Smart-OCR

Figure 1: Pega Layer cake Architecture
Figure 2: Solution Architecture

Inspiration

“According to market research firm IDC, companies lose 20 to 30 percent in revenue every year due to inefficiencies. Document Validation is one of the critical problems that could lead to inefficiency”

Almost all businesses require collection of data from customers and most of the time these are collected via physical forms or other types of documents. The entry of this collected data into business systems is a monotonous task and requires very limited human expertise. To summarize the main challenges:

Time intensive – Lower productivity and takes a lot of time to verify and enter data manually
Data accuracy issues – Inaccuracy is one of the most difficult aspects of data entry
Monotony – Effort is spent on repetitive and boring tasks when it could be spent on decision making tasks which require human expertise

Therefore, businesses can increase productivity and reduce costs by utilizing automated data extraction technologies such as OCR (Optical Character Recognition) within the data collection processes.

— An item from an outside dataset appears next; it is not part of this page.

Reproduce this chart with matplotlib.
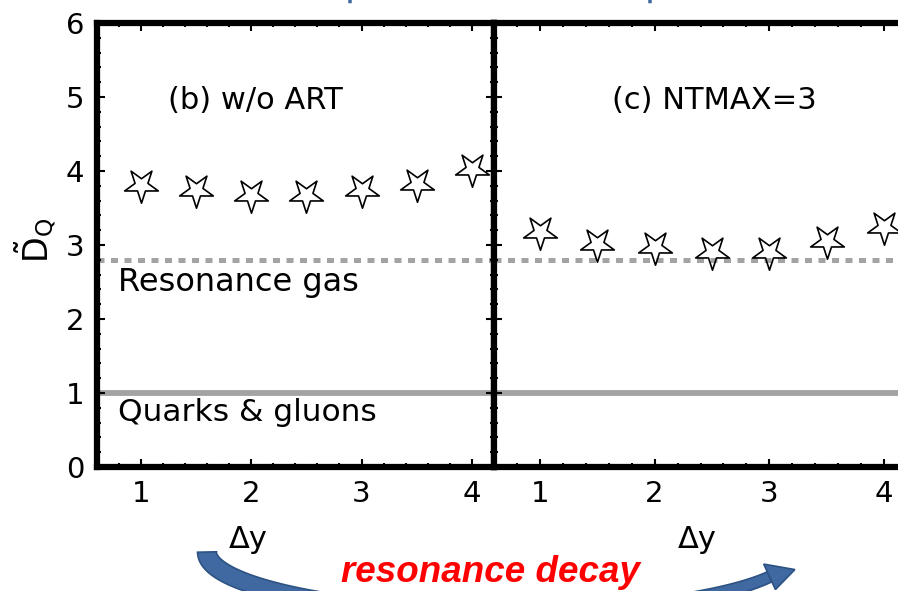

Our team has been able to provide an innovative, scalable, and extendable solution for such business scenarios by integrating capabilities of OCR within the Pega automation workflow.

For example, when users receive an electronic image of a brochure, PEGA application can use OCR to convert it into a fully editable format. But normally it takes time to make the process connecting with Azure and need to do more rework in PEGA to mapping and extracting data from the frozen text.

What it does

Thinking from the developer end, our main purpose is to build a user-friendly component to process a Smart-OCR process that developers can work easily in Pega and Azure with high accuracy and time effectiveness. Our main purpose is to make a more productive environment when developers are working in PEGA with Azure to process the OCR mechanism.

Implemented Smart-OCR application features:

Providing the integration between PEGA application and Azure Form Recognizer
Facilitating the Document training in Azure Form Recognizer by uploading the documents
Providing a facility to map fields in Documents to Application
Reusable design to use in any implementation.

How we built it

Smart-OCR application is built on top of PEGA 8.7 platform and using Microsoft Azure Form Recognizer services. Azure Form Recognizer resource is an automated data processing system that uses AI and OCR to quickly extract text and structure from documents.

Image 1 - Pega Layer cake Architecture of Smart-OCR application
Image 2 - High-level solution architecture of Smart-OCR application

Smart-OCR application provides below functionalities:

Capability to train documents with a sample labeling tool in Azure.
Extract any similar document data with trained models using Azure Form Recognizer services.
Reusable activity which can be used to access extraction functionality from any other Pega application.

Solution Implementation

Two cases were implemented in Smart-OCR application

“Train Document” case type – Using this case users can train sample document templates.
“Client Onboarding” case type – This is a sample case type of applying Smart-OCR application’s data extraction functionality in real case scenarios.

Pre-requisites

Create Form recognizer resource in Azure portal
Create Storage account in Azure portal
Create Container inside Storage account (One training document case needs one container/which means one document)
Required at least five filled-in forms of the same type for training

Challenges we ran into

First time users need to spend more time to investigate the integration process of Azure and PEGA application.
Mapping is somewhat complex from the response from the Azure into PEGA application.
If different templates available, then developers need more effort in going between PEGA application backend and Azure for training the document.

Accomplishments that we're proud of

Overall our accomplishments can be summarized as below:

Save development time for integration between Azure / PEGA.
Save time in property mapping for new documents.
Save development time and research time.
Prevent most of the human errors while integrating the OCR with PEGA
In real-time business scenarios, human errors will be eliminated as we are automating data extraction from documents.

What we learned

We were able to get better understanding about Azure and how to work with the Optical Character Recognition (OCR) service provided by them. Furthermore, we identified how it can be integrated with a PEGA application to enhance its capabilities through the powerful automated workflow features of PEGA

What's next for Smart OCR

Smart-OCR can be integrated to any Pega application as a built-on application and able to access Smart-OCR functionalities.

In future releases, we are focusing on the below enhancements.

Training documents within the Smart-OCR application itself without using an external Sample labeling tool.
Create Azure storage account, container, and form recognizer resource from Smart-OCR application.
Remove the current limitation of ten attribute labeling and provide unlimited attribute extraction.